-- GIVEN MATERIAL --

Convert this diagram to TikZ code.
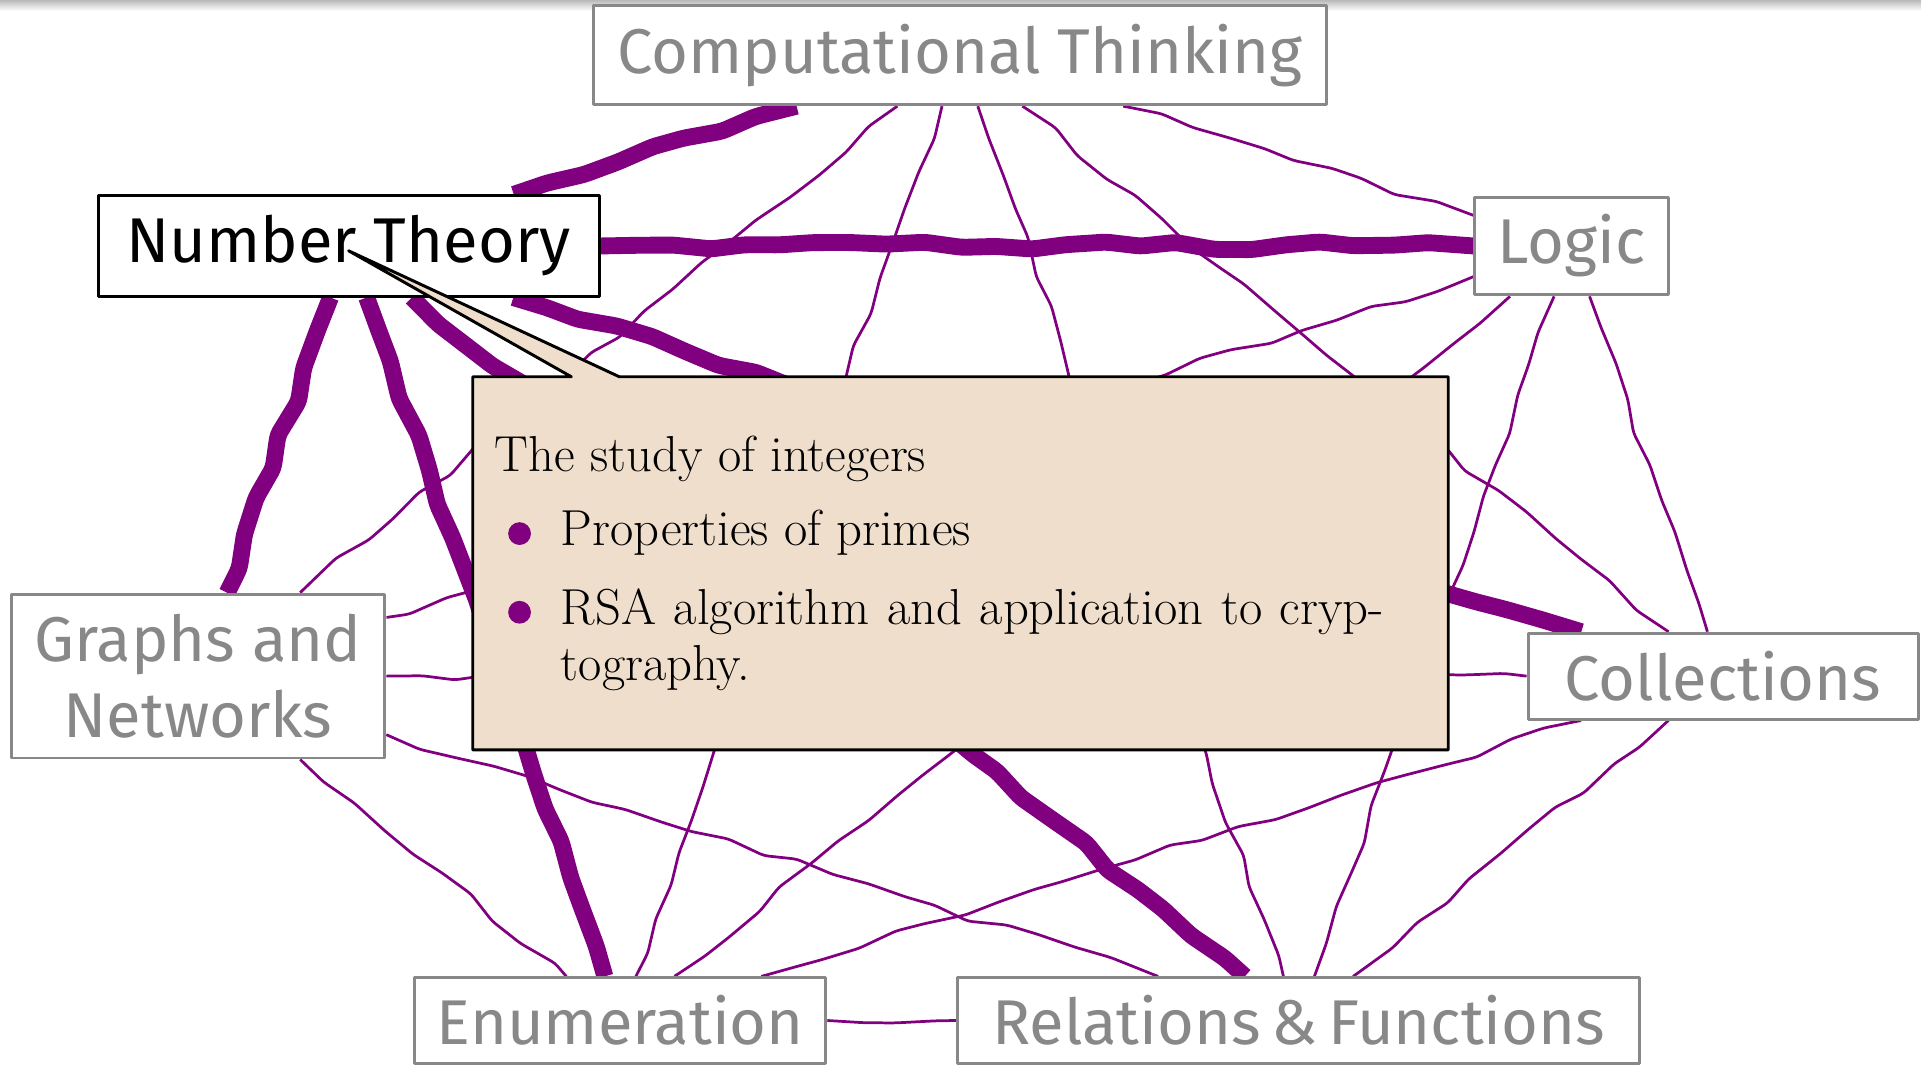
\documentclass[tikz,border=0pt]{standalone}
\usepackage{fontspec}
\usepackage{enumitem}
\usetikzlibrary{shapes.callouts,decorations.pathmorphing,backgrounds}
\newfontfamily\handfont{Fira Sans}
\definecolor{xpurple}{HTML}{800080}
\definecolor{boxgray}{HTML}{888888}
\definecolor{notefill}{HTML}{EFDECB}
\tikzset{
  topic/.style={draw=boxgray, line width=1.4pt, text=boxgray, fill=white,
    inner sep=0pt, align=center, font=\handfont\fontsize{30}{36}\selectfont},
  current/.style={topic, draw=black, text=black},
  link/.style={xpurple, line width=1.3pt, line join=round, decorate,
    decoration={random steps, segment length=0.6cm, amplitude=0.07cm},
    rounded corners=2pt},
  hot/.style={link, line width=8pt},
  infobox/.style={rectangle callout, draw=black, line width=1.4pt,
    fill=notefill, text width=15.52cm, inner xsep=0.37cm, inner ysep=0pt,
    minimum height=6.22cm, align=justify, font=\fontsize{24}{26.5}\selectfont,
    callout pointer width=0.8cm}
}
\begin{document}
\begin{tikzpicture}[line cap=round, line join=round]
\pgfmathsetseed{7}
\useasboundingbox (0,0) rectangle (32.02,17.75);

% Schatten am oberen Rand
\shade[top color=gray!55, bottom color=white] (0,17.57) rectangle (32.02,17.75);

% Themen
\node[topic, minimum width=12.23cm, minimum height=1.65cm] (ct) at (16.0,16.83) {Computational Thinking};
\node[current, minimum width=8.35cm, minimum height=1.67cm] (nt) at (5.81,13.65) {Number Theory};
\node[topic, minimum width=3.23cm, minimum height=1.63cm] (lo) at (26.2,13.65) {Logic};
\node[topic, minimum width=6.23cm, minimum height=2.73cm] (gr) at (3.3,6.48) {Graphs and\\Networks};
\node[topic, minimum width=6.5cm, minimum height=1.43cm] (co) at (28.72,6.48) {Collections};
\node[topic, minimum width=6.85cm, minimum height=1.42cm] (en) at (10.34,0.74) {Enumeration};
\node[topic, minimum width=11.37cm, minimum height=1.42cm] (rf) at (21.65,0.74) {Relations\,\&\,Functions};

\coordinate (ptr) at (5.81,13.57);

% Verbindungen
\begin{scope}[on background layer]
  \draw[hot] (nt) -- (ct);
  \draw[hot] (nt) -- (lo);
  \draw[hot] (nt) -- (gr);
  \draw[hot] (nt) -- (co);
  \draw[hot] (nt) -- (en);
  \draw[hot] (nt) -- (rf);
  \foreach \a/\b in {ct/lo, ct/gr, ct/co, ct/en, ct/rf,
                     lo/gr, lo/co, lo/en, lo/rf,
                     gr/co, gr/en, gr/rf,
                     co/en, co/rf, en/rf}
    \draw[link] (\a) -- (\b);
\end{scope}

% Erklaerung
\node[infobox, callout absolute pointer={(ptr)}] (info) at (16.01,8.36) {%
  \noindent The study of integers\par
  \vspace{0.3cm}
  \begin{itemize}[topsep=0pt, itemsep=0.38cm, parsep=0pt, partopsep=0pt,
      leftmargin=1.1cm, rightmargin=0.7cm, labelsep=0.5cm,
      label={\tikz[baseline={(0,-5.7pt)}]\fill[xpurple] (0,0) circle (5.4pt);}]
    \item Properties of primes
    \item RSA algorithm and application to cryp-\linebreak tography.
  \end{itemize}};

\end{tikzpicture}
\end{document}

-- SET TASK --
Omit every picture, then reproduce the rest of the listing exactly.

-- REPLY --
Convert this diagram to TikZ code.
\documentclass[tikz,border=0pt]{standalone}
\usepackage{fontspec}
\usepackage{enumitem}
\usetikzlibrary{shapes.callouts,decorations.pathmorphing,backgrounds}
\newfontfamily\handfont{Fira Sans}
\definecolor{xpurple}{HTML}{800080}
\definecolor{boxgray}{HTML}{888888}
\definecolor{notefill}{HTML}{EFDECB}
\tikzset{
  topic/.style={draw=boxgray, line width=1.4pt, text=boxgray, fill=white,
    inner sep=0pt, align=center, font=\handfont\fontsize{30}{36}\selectfont},
  current/.style={topic, draw=black, text=black},
  link/.style={xpurple, line width=1.3pt, line join=round, decorate,
    decoration={random steps, segment length=0.6cm, amplitude=0.07cm},
    rounded corners=2pt},
  hot/.style={link, line width=8pt},
  infobox/.style={rectangle callout, draw=black, line width=1.4pt,
    fill=notefill, text width=15.52cm, inner xsep=0.37cm, inner ysep=0pt,
    minimum height=6.22cm, align=justify, font=\fontsize{24}{26.5}\selectfont,
    callout pointer width=0.8cm}
}
\begin{document}
\begin{tikzpicture}[line cap=round, line join=round]
\pgfmathsetseed{7}
\useasboundingbox (0,0) rectangle (32.02,17.75);

% Schatten am oberen Rand
\shade[top color=gray!55, bottom color=white] (0,17.57) rectangle (32.02,17.75);

% Themen
\node[topic, minimum width=12.23cm, minimum height=1.65cm] (ct) at (16.0,16.83) {Computational Thinking};
\node[current, minimum width=8.35cm, minimum height=1.67cm] (nt) at (5.81,13.65) {Number Theory};
\node[topic, minimum width=3.23cm, minimum height=1.63cm] (lo) at (26.2,13.65) {Logic};
\node[topic, minimum width=6.23cm, minimum height=2.73cm] (gr) at (3.3,6.48) {Graphs and\\Networks};
\node[topic, minimum width=6.5cm, minimum height=1.43cm] (co) at (28.72,6.48) {Collections};
\node[topic, minimum width=6.85cm, minimum height=1.42cm] (en) at (10.34,0.74) {Enumeration};
\node[topic, minimum width=11.37cm, minimum height=1.42cm] (rf) at (21.65,0.74) {Relations\,\&\,Functions};

\coordinate (ptr) at (5.81,13.57);

% Verbindungen
\begin{scope}[on background layer]
  \draw[hot] (nt) -- (ct);
  \draw[hot] (nt) -- (lo);
  \draw[hot] (nt) -- (gr);
  \draw[hot] (nt) -- (co);
  \draw[hot] (nt) -- (en);
  \draw[hot] (nt) -- (rf);
  \foreach \a/\b in {ct/lo, ct/gr, ct/co, ct/en, ct/rf,
                     lo/gr, lo/co, lo/en, lo/rf,
                     gr/co, gr/en, gr/rf,
                     co/en, co/rf, en/rf}
    \draw[link] (\a) -- (\b);
\end{scope}

% Erklaerung
\node[infobox, callout absolute pointer={(ptr)}] (info) at (16.01,8.36) {%
  \noindent The study of integers\par
  \vspace{0.3cm}
  \begin{itemize}[topsep=0pt, itemsep=0.38cm, parsep=0pt, partopsep=0pt,
      leftmargin=1.1cm, rightmargin=0.7cm, labelsep=0.5cm,
      label={\tikz[baseline={(0,-5.7pt)}]\fill[xpurple] (0,0) circle (5.4pt);}]
    \item Properties of primes
    \item RSA algorithm and application to cryp-\linebreak tography.
  \end{itemize}};

\end{tikzpicture}
\end{document}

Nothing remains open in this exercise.